**Job**: Reproduce the listing below from the line with "Convert this diagram to TikZ code." to the line with "(dist) at (960,527)", both lines included, character for character, minus any pictures.

(Figure scripts)
>> Begin
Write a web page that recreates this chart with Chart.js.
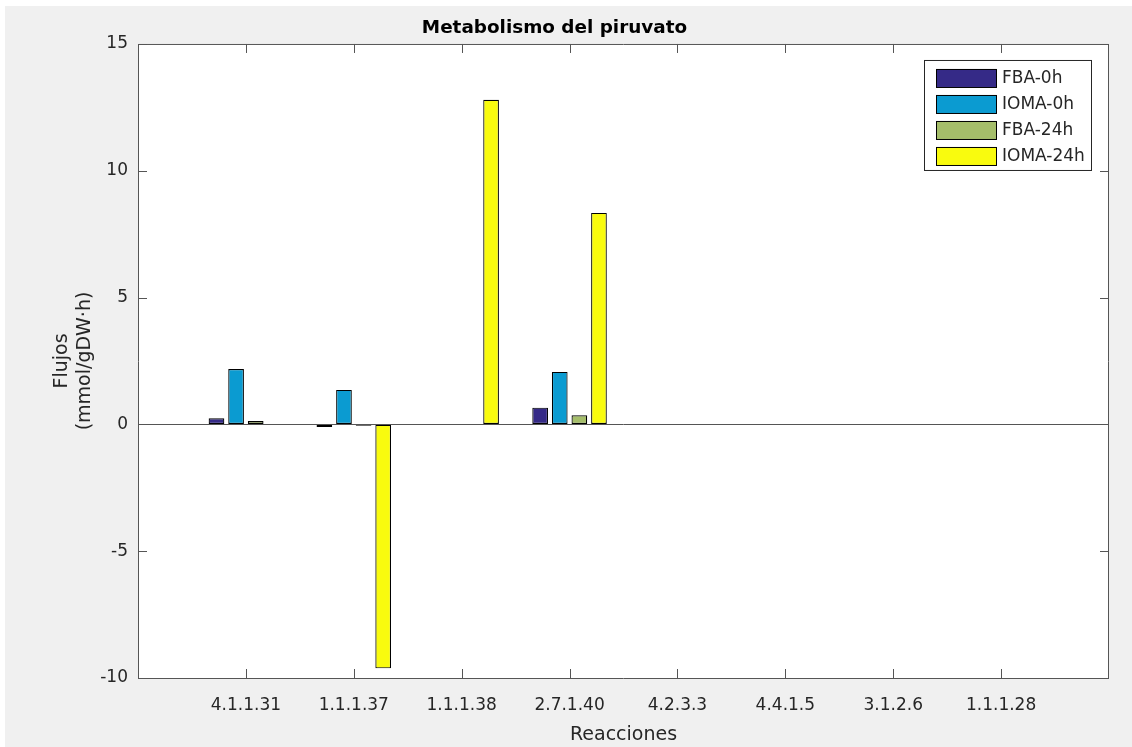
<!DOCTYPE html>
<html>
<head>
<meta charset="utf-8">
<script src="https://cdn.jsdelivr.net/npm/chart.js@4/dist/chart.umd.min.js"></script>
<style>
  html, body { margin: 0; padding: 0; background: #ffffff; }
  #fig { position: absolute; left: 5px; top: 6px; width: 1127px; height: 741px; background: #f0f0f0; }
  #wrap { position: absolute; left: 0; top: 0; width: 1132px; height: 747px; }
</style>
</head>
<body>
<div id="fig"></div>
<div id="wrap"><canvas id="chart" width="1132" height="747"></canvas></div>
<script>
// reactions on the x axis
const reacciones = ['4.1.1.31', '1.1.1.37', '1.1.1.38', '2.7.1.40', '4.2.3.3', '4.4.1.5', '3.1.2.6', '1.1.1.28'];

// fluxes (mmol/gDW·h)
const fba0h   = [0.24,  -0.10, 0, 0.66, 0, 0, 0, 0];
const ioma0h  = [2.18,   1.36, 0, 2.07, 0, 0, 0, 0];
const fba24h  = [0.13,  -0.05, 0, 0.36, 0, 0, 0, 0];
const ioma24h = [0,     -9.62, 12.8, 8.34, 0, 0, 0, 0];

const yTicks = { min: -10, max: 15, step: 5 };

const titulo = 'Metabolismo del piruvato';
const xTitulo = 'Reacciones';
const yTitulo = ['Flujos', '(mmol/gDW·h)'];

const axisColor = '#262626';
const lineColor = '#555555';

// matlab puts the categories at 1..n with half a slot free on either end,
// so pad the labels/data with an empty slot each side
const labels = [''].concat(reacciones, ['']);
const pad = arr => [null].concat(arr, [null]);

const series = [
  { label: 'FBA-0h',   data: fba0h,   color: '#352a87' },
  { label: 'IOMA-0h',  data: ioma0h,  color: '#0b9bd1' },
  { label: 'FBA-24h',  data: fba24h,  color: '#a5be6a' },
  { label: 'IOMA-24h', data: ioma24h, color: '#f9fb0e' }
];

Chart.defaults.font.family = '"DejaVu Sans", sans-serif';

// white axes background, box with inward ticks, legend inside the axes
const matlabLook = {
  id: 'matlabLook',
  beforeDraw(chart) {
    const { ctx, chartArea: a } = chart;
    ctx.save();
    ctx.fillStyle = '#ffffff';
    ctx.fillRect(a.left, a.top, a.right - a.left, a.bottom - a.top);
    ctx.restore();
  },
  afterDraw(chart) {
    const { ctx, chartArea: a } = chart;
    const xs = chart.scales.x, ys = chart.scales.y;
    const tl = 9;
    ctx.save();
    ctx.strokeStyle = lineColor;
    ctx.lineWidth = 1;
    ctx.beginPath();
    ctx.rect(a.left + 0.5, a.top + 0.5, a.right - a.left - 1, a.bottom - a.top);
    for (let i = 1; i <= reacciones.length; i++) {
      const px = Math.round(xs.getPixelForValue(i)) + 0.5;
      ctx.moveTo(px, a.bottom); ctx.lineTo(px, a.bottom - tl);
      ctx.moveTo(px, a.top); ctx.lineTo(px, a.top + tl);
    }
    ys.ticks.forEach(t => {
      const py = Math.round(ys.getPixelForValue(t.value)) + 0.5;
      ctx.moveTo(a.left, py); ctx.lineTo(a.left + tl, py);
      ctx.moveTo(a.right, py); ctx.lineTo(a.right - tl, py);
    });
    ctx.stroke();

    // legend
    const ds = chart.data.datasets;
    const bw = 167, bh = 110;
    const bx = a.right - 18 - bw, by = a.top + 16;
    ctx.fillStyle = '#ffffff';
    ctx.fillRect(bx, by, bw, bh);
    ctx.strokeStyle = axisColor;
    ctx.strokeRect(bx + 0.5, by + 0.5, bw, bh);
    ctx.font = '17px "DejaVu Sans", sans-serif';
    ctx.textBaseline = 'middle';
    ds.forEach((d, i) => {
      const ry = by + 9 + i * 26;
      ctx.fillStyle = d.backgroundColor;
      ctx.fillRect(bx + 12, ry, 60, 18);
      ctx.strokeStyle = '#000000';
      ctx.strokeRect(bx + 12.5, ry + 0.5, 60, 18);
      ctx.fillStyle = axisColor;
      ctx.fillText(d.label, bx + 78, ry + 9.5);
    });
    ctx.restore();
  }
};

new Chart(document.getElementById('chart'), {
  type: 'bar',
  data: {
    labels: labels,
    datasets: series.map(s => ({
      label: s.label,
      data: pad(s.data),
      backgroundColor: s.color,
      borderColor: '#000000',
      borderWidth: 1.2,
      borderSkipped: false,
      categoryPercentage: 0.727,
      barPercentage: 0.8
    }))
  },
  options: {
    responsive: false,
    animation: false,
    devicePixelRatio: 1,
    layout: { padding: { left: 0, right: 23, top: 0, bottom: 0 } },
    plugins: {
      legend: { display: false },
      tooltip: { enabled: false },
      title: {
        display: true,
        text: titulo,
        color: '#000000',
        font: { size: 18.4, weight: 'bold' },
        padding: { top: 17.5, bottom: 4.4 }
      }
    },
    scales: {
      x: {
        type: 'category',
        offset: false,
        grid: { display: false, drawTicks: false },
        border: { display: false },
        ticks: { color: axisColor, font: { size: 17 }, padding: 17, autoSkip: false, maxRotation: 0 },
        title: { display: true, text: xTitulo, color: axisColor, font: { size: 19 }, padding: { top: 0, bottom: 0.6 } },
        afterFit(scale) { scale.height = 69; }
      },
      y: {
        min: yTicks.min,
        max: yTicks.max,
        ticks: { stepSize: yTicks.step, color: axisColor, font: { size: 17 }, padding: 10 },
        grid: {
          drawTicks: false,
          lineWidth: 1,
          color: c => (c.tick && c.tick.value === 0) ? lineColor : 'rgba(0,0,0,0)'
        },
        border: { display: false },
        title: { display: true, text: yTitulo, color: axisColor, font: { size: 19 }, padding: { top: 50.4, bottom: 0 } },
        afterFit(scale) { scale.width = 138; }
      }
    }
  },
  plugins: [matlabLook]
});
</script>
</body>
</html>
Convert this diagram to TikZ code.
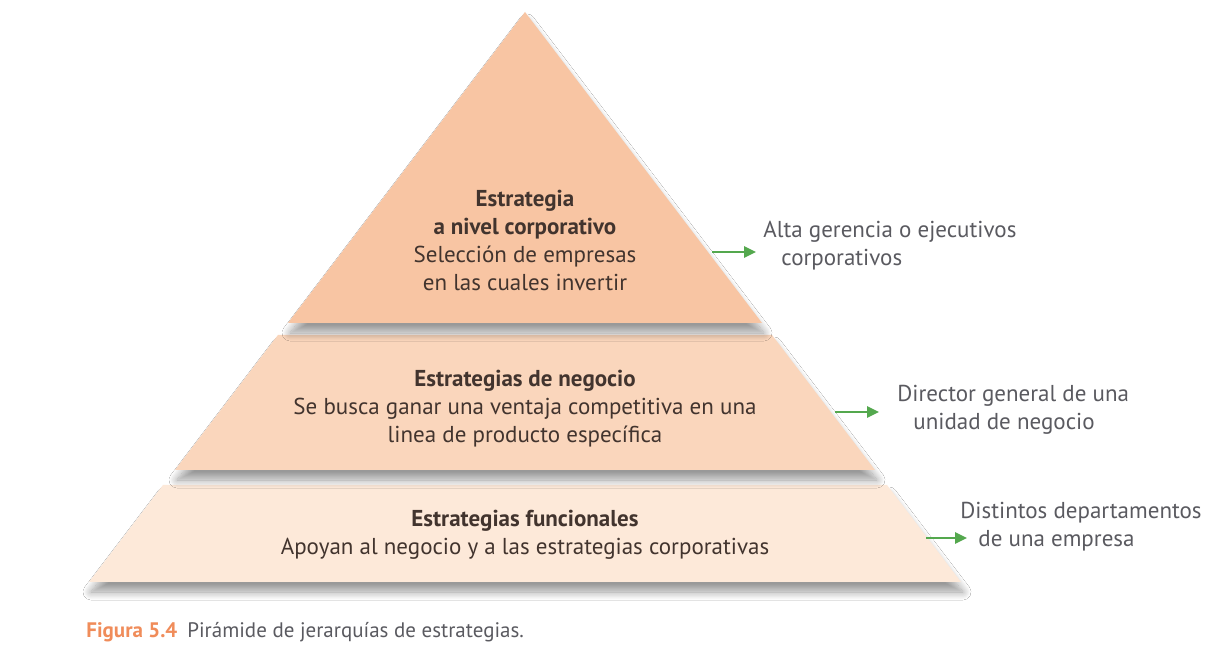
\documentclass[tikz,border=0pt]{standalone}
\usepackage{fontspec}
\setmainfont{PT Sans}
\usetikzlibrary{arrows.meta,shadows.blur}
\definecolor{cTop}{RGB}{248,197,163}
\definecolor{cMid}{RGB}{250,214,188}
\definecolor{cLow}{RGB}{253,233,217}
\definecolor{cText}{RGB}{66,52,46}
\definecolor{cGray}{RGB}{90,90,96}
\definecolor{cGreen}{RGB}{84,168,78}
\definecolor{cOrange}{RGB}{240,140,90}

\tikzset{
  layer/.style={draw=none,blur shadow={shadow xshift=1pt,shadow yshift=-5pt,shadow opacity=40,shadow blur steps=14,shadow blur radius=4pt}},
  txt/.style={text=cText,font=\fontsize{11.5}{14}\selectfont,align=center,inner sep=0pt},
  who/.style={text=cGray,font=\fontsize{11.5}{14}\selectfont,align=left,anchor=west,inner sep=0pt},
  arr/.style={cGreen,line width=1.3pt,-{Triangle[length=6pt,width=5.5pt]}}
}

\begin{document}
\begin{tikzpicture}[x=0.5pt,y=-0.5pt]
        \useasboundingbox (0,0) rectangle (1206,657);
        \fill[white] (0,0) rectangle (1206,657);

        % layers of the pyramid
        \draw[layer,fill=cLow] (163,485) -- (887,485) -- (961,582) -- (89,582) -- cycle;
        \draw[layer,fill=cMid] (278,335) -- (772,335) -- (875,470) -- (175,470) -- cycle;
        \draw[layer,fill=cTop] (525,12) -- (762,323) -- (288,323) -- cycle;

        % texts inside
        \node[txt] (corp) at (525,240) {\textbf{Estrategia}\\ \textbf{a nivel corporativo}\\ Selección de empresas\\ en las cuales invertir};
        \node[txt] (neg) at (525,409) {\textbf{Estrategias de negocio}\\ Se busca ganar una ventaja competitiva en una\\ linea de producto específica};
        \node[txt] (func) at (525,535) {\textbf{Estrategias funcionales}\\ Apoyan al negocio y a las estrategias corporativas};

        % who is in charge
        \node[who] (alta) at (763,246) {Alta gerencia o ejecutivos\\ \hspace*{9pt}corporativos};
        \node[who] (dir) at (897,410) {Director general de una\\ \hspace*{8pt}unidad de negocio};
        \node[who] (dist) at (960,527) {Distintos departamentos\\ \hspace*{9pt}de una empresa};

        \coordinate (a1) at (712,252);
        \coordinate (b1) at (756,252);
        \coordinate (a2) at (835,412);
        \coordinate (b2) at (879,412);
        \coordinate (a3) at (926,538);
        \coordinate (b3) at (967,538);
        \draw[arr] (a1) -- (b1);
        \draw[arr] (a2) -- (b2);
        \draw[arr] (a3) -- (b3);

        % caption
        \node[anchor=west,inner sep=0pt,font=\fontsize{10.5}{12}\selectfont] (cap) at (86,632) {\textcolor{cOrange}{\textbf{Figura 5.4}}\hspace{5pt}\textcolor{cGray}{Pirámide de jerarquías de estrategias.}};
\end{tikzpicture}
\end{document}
>> End
**Response to this exercise**:
Convert this diagram to TikZ code.
\documentclass[tikz,border=0pt]{standalone}
\usepackage{fontspec}
\setmainfont{PT Sans}
\usetikzlibrary{arrows.meta,shadows.blur}
\definecolor{cTop}{RGB}{248,197,163}
\definecolor{cMid}{RGB}{250,214,188}
\definecolor{cLow}{RGB}{253,233,217}
\definecolor{cText}{RGB}{66,52,46}
\definecolor{cGray}{RGB}{90,90,96}
\definecolor{cGreen}{RGB}{84,168,78}
\definecolor{cOrange}{RGB}{240,140,90}

\tikzset{
  layer/.style={draw=none,blur shadow={shadow xshift=1pt,shadow yshift=-5pt,shadow opacity=40,shadow blur steps=14,shadow blur radius=4pt}},
  txt/.style={text=cText,font=\fontsize{11.5}{14}\selectfont,align=center,inner sep=0pt},
  who/.style={text=cGray,font=\fontsize{11.5}{14}\selectfont,align=left,anchor=west,inner sep=0pt},
  arr/.style={cGreen,line width=1.3pt,-{Triangle[length=6pt,width=5.5pt]}}
}

\begin{document}
\begin{tikzpicture}[x=0.5pt,y=-0.5pt]
        \useasboundingbox (0,0) rectangle (1206,657);
        \fill[white] (0,0) rectangle (1206,657);

        % layers of the pyramid
        \draw[layer,fill=cLow] (163,485) -- (887,485) -- (961,582) -- (89,582) -- cycle;
        \draw[layer,fill=cMid] (278,335) -- (772,335) -- (875,470) -- (175,470) -- cycle;
        \draw[layer,fill=cTop] (525,12) -- (762,323) -- (288,323) -- cycle;

        % texts inside
        \node[txt] (corp) at (525,240) {\textbf{Estrategia}\\ \textbf{a nivel corporativo}\\ Selección de empresas\\ en las cuales invertir};
        \node[txt] (neg) at (525,409) {\textbf{Estrategias de negocio}\\ Se busca ganar una ventaja competitiva en una\\ linea de producto específica};
        \node[txt] (func) at (525,535) {\textbf{Estrategias funcionales}\\ Apoyan al negocio y a las estrategias corporativas};

        % who is in charge
        \node[who] (alta) at (763,246) {Alta gerencia o ejecutivos\\ \hspace*{9pt}corporativos};
        \node[who] (dir) at (897,410) {Director general de una\\ \hspace*{8pt}unidad de negocio};
        \node[who] (dist) at (960,527) {Distintos departamentos\\ \hspace*{9pt}de una empresa};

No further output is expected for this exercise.